Friday 14 February 2014

Why is it so difficult to colour brunettes?



Louise Galvin, colourist extraordinaire, has a client list that reads like an edition of Who’s Who. 





Her passion about hair is evident from the moment she starts speaking. Louise is also creator of the carbon-neutral beauty company, Sacred Locks, which was born out of her frustration of finding good hair products on the market. Silicone is her bugbear, which she believes, coats the hair and weighs it down as well as making it look dull. Lacklustre hair certainly piles on the years.

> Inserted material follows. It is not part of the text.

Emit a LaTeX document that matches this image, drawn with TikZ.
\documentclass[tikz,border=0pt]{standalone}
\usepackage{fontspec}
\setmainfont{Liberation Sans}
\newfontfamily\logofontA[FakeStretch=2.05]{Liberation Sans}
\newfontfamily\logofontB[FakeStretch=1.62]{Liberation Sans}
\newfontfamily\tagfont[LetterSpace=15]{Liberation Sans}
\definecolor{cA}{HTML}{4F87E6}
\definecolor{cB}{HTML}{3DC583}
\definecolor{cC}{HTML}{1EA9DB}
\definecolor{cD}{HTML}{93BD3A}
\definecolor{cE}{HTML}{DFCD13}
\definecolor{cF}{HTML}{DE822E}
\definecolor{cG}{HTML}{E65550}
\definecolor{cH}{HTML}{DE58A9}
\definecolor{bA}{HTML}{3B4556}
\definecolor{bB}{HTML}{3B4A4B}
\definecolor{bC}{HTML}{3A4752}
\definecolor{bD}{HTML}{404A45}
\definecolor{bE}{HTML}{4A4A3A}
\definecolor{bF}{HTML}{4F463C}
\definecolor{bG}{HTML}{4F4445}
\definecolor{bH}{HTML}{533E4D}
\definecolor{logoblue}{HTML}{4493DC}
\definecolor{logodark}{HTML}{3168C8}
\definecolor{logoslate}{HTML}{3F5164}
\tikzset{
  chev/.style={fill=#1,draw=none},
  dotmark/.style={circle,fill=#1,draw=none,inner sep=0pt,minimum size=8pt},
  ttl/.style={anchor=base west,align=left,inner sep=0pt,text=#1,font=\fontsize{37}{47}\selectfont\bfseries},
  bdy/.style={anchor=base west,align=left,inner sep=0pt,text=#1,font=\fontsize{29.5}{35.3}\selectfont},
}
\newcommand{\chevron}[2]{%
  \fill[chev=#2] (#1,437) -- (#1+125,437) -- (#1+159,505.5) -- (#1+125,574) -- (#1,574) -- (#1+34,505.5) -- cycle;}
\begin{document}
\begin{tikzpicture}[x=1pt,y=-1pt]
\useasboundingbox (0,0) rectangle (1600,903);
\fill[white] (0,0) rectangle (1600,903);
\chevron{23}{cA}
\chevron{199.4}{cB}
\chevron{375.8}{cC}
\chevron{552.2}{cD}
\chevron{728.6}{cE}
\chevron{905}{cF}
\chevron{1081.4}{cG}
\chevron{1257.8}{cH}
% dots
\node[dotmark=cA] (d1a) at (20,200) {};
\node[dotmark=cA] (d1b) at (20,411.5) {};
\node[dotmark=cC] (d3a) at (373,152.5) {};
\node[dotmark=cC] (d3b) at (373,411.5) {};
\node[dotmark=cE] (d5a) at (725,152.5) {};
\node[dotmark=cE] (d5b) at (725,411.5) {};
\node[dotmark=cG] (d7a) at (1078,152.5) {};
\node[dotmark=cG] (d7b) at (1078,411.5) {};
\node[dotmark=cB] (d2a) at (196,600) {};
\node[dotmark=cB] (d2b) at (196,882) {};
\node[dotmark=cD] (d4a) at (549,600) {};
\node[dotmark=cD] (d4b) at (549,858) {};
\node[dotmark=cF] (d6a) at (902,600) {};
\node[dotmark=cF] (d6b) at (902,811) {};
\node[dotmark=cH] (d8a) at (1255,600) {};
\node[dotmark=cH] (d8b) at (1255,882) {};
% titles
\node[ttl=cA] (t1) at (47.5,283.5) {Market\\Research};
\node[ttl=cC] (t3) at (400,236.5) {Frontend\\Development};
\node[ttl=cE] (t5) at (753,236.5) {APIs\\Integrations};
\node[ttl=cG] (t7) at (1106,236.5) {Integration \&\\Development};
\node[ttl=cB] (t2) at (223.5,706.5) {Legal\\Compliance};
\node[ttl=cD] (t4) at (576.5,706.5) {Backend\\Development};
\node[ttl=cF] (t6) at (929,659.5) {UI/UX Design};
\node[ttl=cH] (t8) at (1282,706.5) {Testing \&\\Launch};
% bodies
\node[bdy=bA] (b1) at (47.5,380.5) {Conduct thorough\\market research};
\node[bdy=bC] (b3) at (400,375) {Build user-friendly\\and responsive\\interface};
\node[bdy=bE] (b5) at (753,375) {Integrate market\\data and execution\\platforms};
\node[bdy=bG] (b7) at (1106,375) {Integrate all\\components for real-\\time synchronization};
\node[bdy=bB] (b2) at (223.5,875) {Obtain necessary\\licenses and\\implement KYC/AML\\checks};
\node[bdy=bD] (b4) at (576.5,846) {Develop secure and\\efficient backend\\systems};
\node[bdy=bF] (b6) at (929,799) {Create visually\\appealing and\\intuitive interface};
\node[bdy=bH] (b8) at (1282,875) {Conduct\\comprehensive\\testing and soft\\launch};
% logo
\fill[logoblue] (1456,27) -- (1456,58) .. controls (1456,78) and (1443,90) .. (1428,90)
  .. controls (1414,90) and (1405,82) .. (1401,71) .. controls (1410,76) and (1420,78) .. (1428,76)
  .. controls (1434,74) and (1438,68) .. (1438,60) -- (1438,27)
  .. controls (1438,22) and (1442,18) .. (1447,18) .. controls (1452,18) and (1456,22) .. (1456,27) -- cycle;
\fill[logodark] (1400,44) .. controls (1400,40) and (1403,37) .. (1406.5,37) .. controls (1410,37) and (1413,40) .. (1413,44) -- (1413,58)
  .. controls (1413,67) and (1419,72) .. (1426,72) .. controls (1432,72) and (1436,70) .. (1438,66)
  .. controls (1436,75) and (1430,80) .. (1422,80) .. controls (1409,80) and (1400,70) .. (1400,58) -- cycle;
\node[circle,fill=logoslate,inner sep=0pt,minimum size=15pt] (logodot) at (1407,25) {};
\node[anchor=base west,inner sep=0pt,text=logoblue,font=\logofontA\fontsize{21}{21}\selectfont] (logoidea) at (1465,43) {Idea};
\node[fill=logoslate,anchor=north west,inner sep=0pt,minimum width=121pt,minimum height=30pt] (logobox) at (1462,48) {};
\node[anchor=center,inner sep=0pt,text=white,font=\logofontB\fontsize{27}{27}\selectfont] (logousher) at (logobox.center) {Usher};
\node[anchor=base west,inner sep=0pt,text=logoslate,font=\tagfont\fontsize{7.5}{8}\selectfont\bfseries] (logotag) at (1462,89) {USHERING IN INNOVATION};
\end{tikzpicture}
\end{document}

I am a fan of her Nourishing Conditioner for Dry/Damaged Hair
(£7.95, louisegalvin.com) which helped restore the over-processed hair which I had when I first went to the Daniel Galvin salon, owned by Louise’s father and where she is based.






After telling her how thrilled I was with it, we got on to the subject of why is it so hard to find a colourist who can do brunettes. (Covering greys will be dealt with in another post.) 

Here is what she told me.

Why is it so difficult to colour brunettes? So many colourists can do blondes, but when it comes to brunettes they seem to get it so wrong.

“Most problems start when hair starts to go grey, colourists often are too heavy-handed with colour. Colour can be too dark or too warm (too much red tone). When going grey it is not only the hair pigment that changes. Skin tone and eye tone are lightened in the ageing process and areas of high colour on cheeks and foreheads can appear. 

“Brunette hair naturally has a lot of red pigmentation, your colourist will need to neutralise these tones as most brunettes do not want to be too red.  

“The most common problem is that many colourists will try to take you back to your natural colour. However with ageing the hue needs to be softer and more flattering. Poorly dyed hair will drain colour from the eyes and skin. My father, Daniel Galvin, has a wonderful quote:  ‘The first thing you notice about good hair colour is the colour of your eyes, the first thing you notice about bad hair colour is the colour of your hair ‘!”

How do you achieve a good colour?
 
“I like to see colour and movement in hair. This is achieved by having multi-tonal lights through the hair with slightly lighter shades around the hairline to lift and brighten the face. It is essential to keep hair in top condition to ensure hair looks youthful and glossy.”

What questions should you ask your colourist to ensure you get perfect results?

“Be firm in telling them you DON’T want colour to look dark and heavy. All too often colourists take the colour throughout the hair when only the roots need to be done. The colour can be massaged through the whole head of hair just for the last five minutes of the process to intensify and refresh it. This will avoid heavy colour build up on the ends of hair.

"Make them aware that you have red tones [naturally in your hair] and do not want to intensify the pigment. What you want is to neutralise the red to give a true brunette. To look natural, they will need to match your colour to your skin tone to achieve the most flattering shade."